The primary goal of Cyber Storm III, which will run through Oct. 1, is to test procedures the Obama administration outlined for how agencies and companies should work together during cyberattacks. The White House established the roles and responsibilities for public and private sector managers in its classified National Cyber Incident Response Plan.
The exercise includes participants from seven Cabinet-level agencies, including the Commerce, Defense, Energy, Homeland Security, Justice, Transportation and Treasury departments, as well as other members of the intelligence and law enforcement community. Eleven state governments and 60 companies also will be participating, along with representatives from the information technology, communications, chemical, electrical and transportation sectors.
Homeland Security Deputy Secretary Jane Holl Lute will act as DHS secretary for the exercise, which will test how news of incidents feed up and down the chain of command. Howard Schmidt, the White House cyber coordinator, will represent himself.
"So much of the cybersecurity space is about collaboration across the entire community" of public and private sector organizations, said Bobbie Stempfley, director of the national cybersecurity division at DHS, during a media briefing on Sept. 24. "Every once in a while you have to kick the tires."
In the first Cyber Storm, DHS simulated cyberattacks to bring down parts of the Internet and to test the abilities of different sectors to recover their networks. In Cyber Storm II exercises, hackers used the Internet to spread malicious software and other threats to computer systems. Cyber Storm III will test participants' ability to respond when the Internet essentially attacks itself, said Brett Lambo, director of the cyber exercises program at DHS.

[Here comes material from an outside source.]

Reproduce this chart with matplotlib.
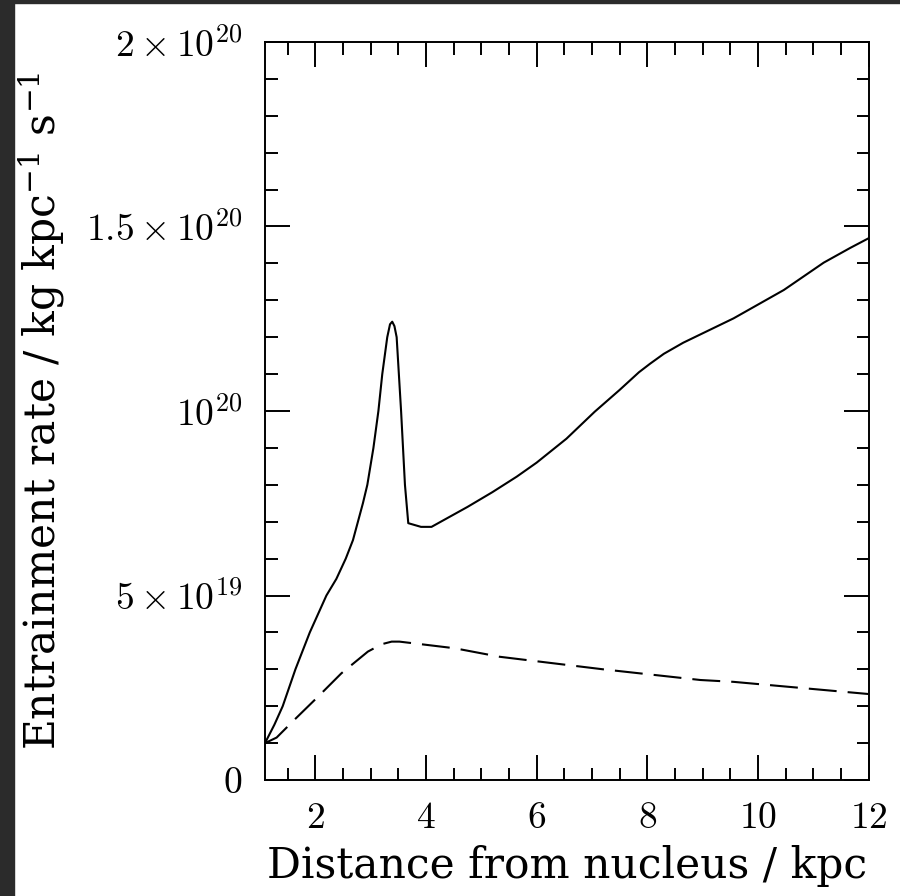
import matplotlib
matplotlib.use("Agg")
import matplotlib.pyplot as plt
from matplotlib.patches import Rectangle
from matplotlib.ticker import MultipleLocator

# Data (x in kpc, y in units of 1e19 kg/kpc/s)
solid_x = [1.09, 1.26, 1.41, 1.64, 1.90, 2.20, 2.38, 2.55, 2.68, 2.77, 2.86,
           2.94, 3.05, 3.14, 3.21, 3.30, 3.35, 3.39, 3.43, 3.47, 3.55, 3.62,
           3.68, 3.91, 4.10, 4.75, 5.2, 5.64, 6.0, 6.54, 7.05, 7.5, 7.85,
           8.05, 8.3, 8.65, 9.56, 10.47, 11.19, 11.67, 12.0]
solid_y = [1.0, 1.5, 2.0, 3.0, 4.0, 5.0, 5.45, 6.0, 6.5, 7.0, 7.5,
           8.0, 9.0, 10.0, 11.0, 12.0, 12.35, 12.42, 12.3, 12.0, 10.0, 8.0,
           6.96, 6.86, 6.86, 7.4, 7.8, 8.22, 8.6, 9.25, 9.98, 10.57, 11.05,
           11.28, 11.55, 11.85, 12.51, 13.28, 14.02, 14.42, 14.68]

dashed_x = [1.09, 1.3, 1.62, 2.05, 2.47, 2.95, 3.2, 3.38, 3.52, 3.80, 4.52,
            5.33, 7.2, 8.96, 9.56, 12.0]
dashed_y = [1.0, 1.15, 1.63, 2.26, 2.89, 3.48, 3.68, 3.75, 3.75, 3.70, 3.57,
            3.34, 3.0, 2.71, 2.66, 2.33]

ytick_vals = [0, 5e19, 1e20, 1.5e20, 2e20]
ytick_labels = [r"$0$", r"$5\times10^{19}$", r"$10^{20}$",
                r"$1.5\times10^{20}$", r"$2\times10^{20}$"]

plt.rcParams["font.family"] = "serif"
plt.rcParams["font.serif"] = ["cmr10", "DejaVu Serif"]
plt.rcParams["mathtext.fontset"] = "cm"
plt.rcParams["axes.formatter.use_mathtext"] = True

fig = plt.figure(figsize=(9, 8.96), dpi=100)
ax = fig.add_axes([265 / 900, 116 / 896, 603.5 / 900, 738 / 896])

# dark screenshot border on the left and top
fig.patches.append(Rectangle((0, 0), 13.5 / 900, 1, transform=fig.transFigure,
                             color="#2b2b2b", zorder=-1))
fig.patches.append(Rectangle((0, 1 - 3.5 / 896), 1, 3.5 / 896,
                             transform=fig.transFigure, color="#2b2b2b", zorder=-1))

ax.plot(solid_x, [v * 1e19 for v in solid_y], color="black", lw=1.5,
        solid_joinstyle="round")
ax.plot(dashed_x, [v * 1e19 for v in dashed_y], color="black", lw=1.5,
        dashes=(13.4, 5.3))

ax.set_xlim(1.09, 12)
ax.set_ylim(0, 2e20)
ax.xaxis.set_major_locator(MultipleLocator(2))
ax.xaxis.set_minor_locator(MultipleLocator(0.5))
ax.set_yticks(ytick_vals)
ax.set_yticklabels(ytick_labels)
ax.yaxis.set_minor_locator(MultipleLocator(1e19))

ax.tick_params(which="both", direction="in", top=True, right=True,
               width=1.4, labelsize=27, colors="black")
ax.tick_params(which="major", length=18, pad=16)
ax.tick_params(which="minor", length=9)
for s in ax.spines.values():
    s.set_linewidth(1.4)

label_font = dict(family="DejaVu Serif", fontsize=30.5, math_fontfamily="dejavuserif")
ax.set_xlabel("Distance from nucleus / kpc", labelpad=7, **label_font)
ax.set_ylabel(r"Entrainment rate / kg kpc$^{-1}$ s$^{-1}$", labelpad=14,
              **label_font)

fig.savefig("out.png", dpi=100)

The simulated attacks will incorporate known technical capabilities the hacker community employs, including the hijacking digital certificates, which verify that content is legitimate and e-mails are actually from the sender listed on the message.
"We hope to understand if we could still do business" when faced with an attack that compromises the integrity of content on the Internet, Lambo said. "It's a matter of prioritizing objectives."
Secret Service headquarters will serve as the "central beehive" for the exercise, where organizers will send narratives that describe scenarios. For example, participants might receive an e-mail stating a piece of malicious code has been detected on a network, or a particular website is down, and they will be expected to respond perhaps by requesting to see an audit log of network activities, redirecting Web traffic from one network port to another, or contacting the Internet service provider and other stakeholders to notify them of the issue.
How a participant responds will influence subsequent narratives sent out from headquarters, Lambo said.
Some participants will be located in the National Cybersecurity and Communications Integration Center in Arlington, Va., which identifies and responds to incidents affecting the nation's network infrastructure, while others participate from their places of employment.
"Cyber Storm offers a window into where we are at that moment in time, in terms of capabilities," Lambo said. "The success of the [simulated attack] is incidental. The point is to break certain things, so we can find out, are we on the right track?"